Since its inception last Summer, ACT Mental Health Initial Assessment engaged over 220 service users.

Our initial assessment will be on pause this Summer to measure our achievements and plan for the rest of the year – we will resume in September 2024. If service users need mental health support during this time, they can join one of our drop-in groups or access some resources: ACT Support Groups, Mental Health Self-Guided Resources.

ACT provides free, confidential counselling about issues concerning HIV, sexual health, mental health and substance use. We offer counselling by staff who are experienced in HIV, sexual health, substance use and other psychosocial issues.

Principles and Values

ACT is committed to bio-psycho-social, collaborative, anti-oppressive, trauma-informed, and harm reduction-based approaches to help empower people living with HIV, those at risk for HIV and other STIs, friends, family members, as well as those affected by or concerned about HIV & AIDS.

ACT provides individual counselling services free of charge to those who have trouble accessing quality care due to poverty, sexism, gender identity, homophobia, biphobia, transphobia, racism, xenophobia, drug use and social isolation.

Eligibility

The criteria we use to determine eligibility for counselling is if you will benefit from talk therapy. Some of those criteria are:

  • Are you stable enough to sit and talk for an hour about issues which bring up a lot of emotion?
  • Are you stable enough between weekly or bi-weekly appointments to make it to sessions more times than not?
  • Do you have diagnoses which require specialized manualized therapies and looking for us to provide them?
  • Are you in crisis and need emergency support?

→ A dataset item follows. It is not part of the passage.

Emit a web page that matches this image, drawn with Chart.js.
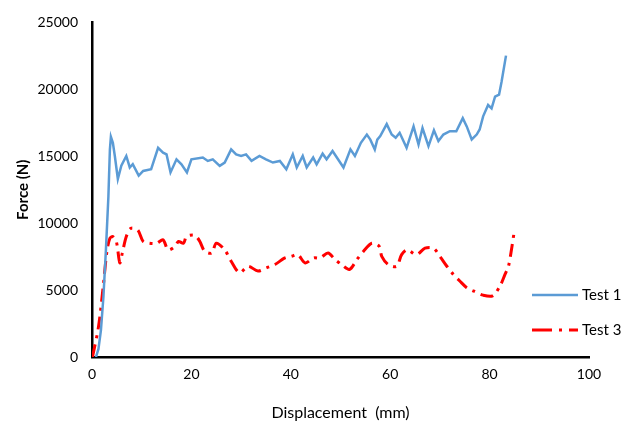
<!DOCTYPE html>
<html>
<head>
<meta charset="utf-8">
<script src="https://cdn.jsdelivr.net/npm/chart.js@4.4.0/dist/chart.umd.min.js"></script>
<style>
    html, body { margin: 0; padding: 0; background: #fff; }
    #wrap { width: 632px; height: 425px; position: relative; }
</style>
</head>
<body>
<div id="wrap"><canvas id="forceChart"></canvas></div>
<script>
// Test 1 (blue) - displacement (mm) and force (N)
const test1Disp = [0.8, 1.3, 1.8, 2.3, 2.8, 3.3, 3.6, 3.8, 4.2, 4.6, 5.2, 5.9, 6.9, 7.6, 8.2, 9.4, 10.3, 11.9,
    13.3, 14.3, 15.0, 15.8, 17.0, 18.0, 19.1, 20.0, 22.3, 23.3, 24.3, 25.7, 26.7, 28.0, 29.0, 30.0, 31.0, 32.1,
    33.7, 35.0, 36.4, 37.8, 39.1, 40.4, 41.2, 42.4, 43.2, 44.5, 45.2, 46.4, 47.2, 48.4, 50.6, 52.0, 52.9, 54.1,
    55.3, 56.0, 56.9, 57.4, 58.0, 59.3, 60.3, 61.1, 61.9, 63.3, 64.7, 65.7, 66.5, 67.7, 68.8, 69.7, 70.7, 72.0,
    73.3, 74.6, 75.4, 76.4, 77.4, 78.0, 78.7, 79.7, 80.4, 81.1, 81.9, 82.4, 83.3];
const test1Force = [0, 600, 2000, 4500, 8000, 12000, 15500, 16450, 16000, 15000, 13300, 14290, 15020, 14160, 14400, 13550, 13900, 14030,
    15630, 15270, 15140, 13790, 14770, 14400, 13790, 14770, 14900, 14650, 14770, 14280, 14520, 15510, 15140, 15020, 15140, 14650,
    15020, 14770, 14530, 14650, 14030, 15140, 14160, 15020, 14160, 14900, 14400, 15190, 14770, 15390, 14160, 15510, 15020, 16000,
    16620, 16240, 15510, 16240, 16500, 17400, 16620, 16380, 16750, 15630, 17230, 15880, 17110, 15760, 16940, 16130, 16620, 16870,
    16870, 17850, 17230, 16250, 16620, 17000, 17980, 18830, 18580, 19450, 19600, 20550, 22520];

// Test 3 (red, dash-dot)
const test3Disp = [0.1, 1.3, 2.3, 3.0, 3.6, 4.2, 4.9, 5.6, 6.1, 6.9, 7.8, 9.2, 10.3, 11.6, 13.0, 14.3, 15.3, 16.7,
    17.4, 18.4, 19.0, 20.3, 21.0, 21.7, 22.7, 24.1, 25.0, 26.7, 28.0, 29.7, 31.4, 33.4, 35.1, 36.8, 38.8, 40.1,
    41.4, 42.9, 44.6, 45.9, 47.5, 48.9, 50.2, 51.8, 53.3, 54.6, 56.3, 57.8, 58.3, 59.6, 61.3, 62.3, 63.4, 65.3,
    67.0, 68.7, 70.0, 71.4, 72.7, 74.0, 75.4, 76.7, 78.7, 80.6, 82.1, 83.1, 83.8, 84.5, 84.9];
const test3Force = [0, 2240, 5430, 7890, 8870, 9000, 8630, 7030, 7770, 9000, 9610, 9490, 8630, 8500, 8500, 8750, 8010, 8260,
    8630, 8500, 9000, 9120, 9000, 8630, 7890, 7770, 8500, 8010, 7150, 6290, 6780, 6420, 6660, 6910, 7400, 7520,
    7650, 7030, 7400, 7400, 7770, 7280, 6910, 6540, 7280, 7890, 8500, 8260, 7520, 6910, 6780, 7650, 8010, 7650,
    8130, 8130, 7520, 6780, 6170, 5680, 5180, 4940, 4620, 4570, 5310, 6170, 6780, 8260, 9240];

const seriesLabels = ['Test 1', 'Test 3'];
const xTicks = [0, 20, 40, 60, 80, 100];
const yTicks = [0, 5000, 10000, 15000, 20000, 25000];

const FONT = 'Lato, "Liberation Sans", sans-serif';

function toPoints(xs, ys) {
    return xs.map((x, i) => ({ x: x, y: ys[i] }));
}

// legend drawn inside the plot area, bottom right
const insideLegend = {
    id: 'insideLegend',
    afterDraw(chart) {
        const ctx = chart.ctx;
        const area = chart.chartArea;
        const rows = [area.bottom - 62, area.bottom - 27];
        ctx.save();
        chart.data.datasets.forEach((ds, i) => {
            const y = rows[i];
            ctx.beginPath();
            ctx.strokeStyle = ds.borderColor;
            ctx.lineWidth = ds.borderWidth;
            ctx.setLineDash(ds.legendDash || []);
            ctx.moveTo(area.right - 57, y);
            ctx.lineTo(area.right - 11, y);
            ctx.stroke();
            ctx.setLineDash([]);
            ctx.fillStyle = '#000';
            ctx.font = '15px ' + FONT;
            ctx.textBaseline = 'middle';
            ctx.fillText(ds.label, area.right - 7, y);
        });
        ctx.restore();
    }
};

const ctx = document.getElementById('forceChart').getContext('2d');
new Chart(ctx, {
    type: 'line',
    data: {
        datasets: [
            {
                label: seriesLabels[0],
                data: toPoints(test1Disp, test1Force),
                borderColor: '#5B9BD5',
                borderWidth: 2.5,
                pointRadius: 0,
                fill: false,
                tension: 0
            },
            {
                label: seriesLabels[1],
                data: toPoints(test3Disp, test3Force),
                borderColor: '#FF0000',
                borderWidth: 3,
                borderDash: [13, 6, 3, 6],
                legendDash: [20, 7, 3, 7],
                pointRadius: 0,
                fill: false,
                tension: 0.3
            }
        ]
    },
    options: {
        responsive: true,
        maintainAspectRatio: false,
        animation: false,
        layout: { padding: { top: 19, right: 43, left: 0, bottom: 0 } },
        plugins: {
            legend: { display: false },
            tooltip: { enabled: false }
        },
        scales: {
            x: {
                type: 'linear',
                min: 0,
                max: 100,
                afterBuildTicks: scale => { scale.ticks = xTicks.map(v => ({ value: v })); },
                afterFit: scale => { scale.height = 68; },
                grid: { display: false, drawTicks: false },
                border: { display: true, color: '#000', width: 2.5 },
                ticks: { color: '#000', padding: 9, font: { family: FONT, size: 14 } },
                title: {
                    display: true,
                    text: 'Displacement  (mm)',
                    color: '#000',
                    padding: { top: 0, bottom: 3 },
                    font: { family: FONT, size: 16 }
                }
            },
            y: {
                min: 0,
                max: 25000,
                afterBuildTicks: scale => { scale.ticks = yTicks.map(v => ({ value: v })); },
                afterFit: scale => { scale.width = 92; },
                grid: { display: false, drawTicks: false },
                border: { display: true, color: '#000', width: 2.5 },
                ticks: {
                    color: '#000',
                    padding: 14,
                    font: { family: FONT, size: 14 },
                    callback: v => String(v)
                },
                title: {
                    display: true,
                    text: 'Force (N)',
                    color: '#000',
                    padding: { top: 14, bottom: 0 },
                    font: { family: FONT, size: 15, weight: 'bold' }
                }
            }
        }
    },
    plugins: [insideLegend]
});
</script>
</body>
</html>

We are neither a hospital nor a clinic, which means we draw from a range of modalities and practice in a flexible way. Our criteria reflect our position as a non-hospital organization within our communities.

We are not set up to provide service users with immediate or ongoing crisis support. This means we may not be able to support service users every time they need it. If service users present in crisis, they will be referred to appropriate crisis support and other specialized services. Examples include medical attention, immediate housing or shelter support, and any medical or psychological emergency.

How To Access ACT Counselling Services

ACT offers scheduled counselling sessions. Counsellors can meet with you at ACT offices, over the phone, in other locations such as coffee shops, or via Zoom. There is no need to provide your real name if anonymity or confidentiality is a concern.

We use a stepped-care approach to assess service users’ needs during our Mental Health Initial Assessment.

Our Stepped Care model offers:

  • Commitment to our communities’ main needs.
  • Preventive and coordinated mental health support.
  • Early intervention and effective access to mental health services.

Want to get more information or register to our Mental Health Services? Please email: MHSadminsupport@actoronto.org OR please visit our Bookings page at: ACT Mental Health Services (office365.com)

Guiding Principles of Counselling at ACT

Counselling at ACT values the following principles: you are in control of what you talk about, your counsellor will work collaboratively with you, and ACT counsellors value and respect your autonomy.


When you work with a counsellor at ACT, you will not be stigmatized for the sex you have or want to have, your HIV status, the person you are or want to be, the substances/drugs you use or want to use, and the experiences which inform who you are. You are welcome to bring all your complexity into counselling with you.

two men sit across from eachother and smile

The therapeutic approaches of ACT counsellors:

ACT counsellors draw from a range of evidence-based therapeutic approaches, including Solution-Focused Brief Therapy (SFBT), Person-Centred Therapy, Narrative Therapy, Cognitive Behavioral Therapy (CBT), and Motivational Interviewing (MI), among others. You can expect an explanation as to which modalities your counsellor uses when you meet for the first time, and a discussion on which fits best for you. All counsellors at ACT place great importance on the relationship between you and them and take care to work with you from where you are at.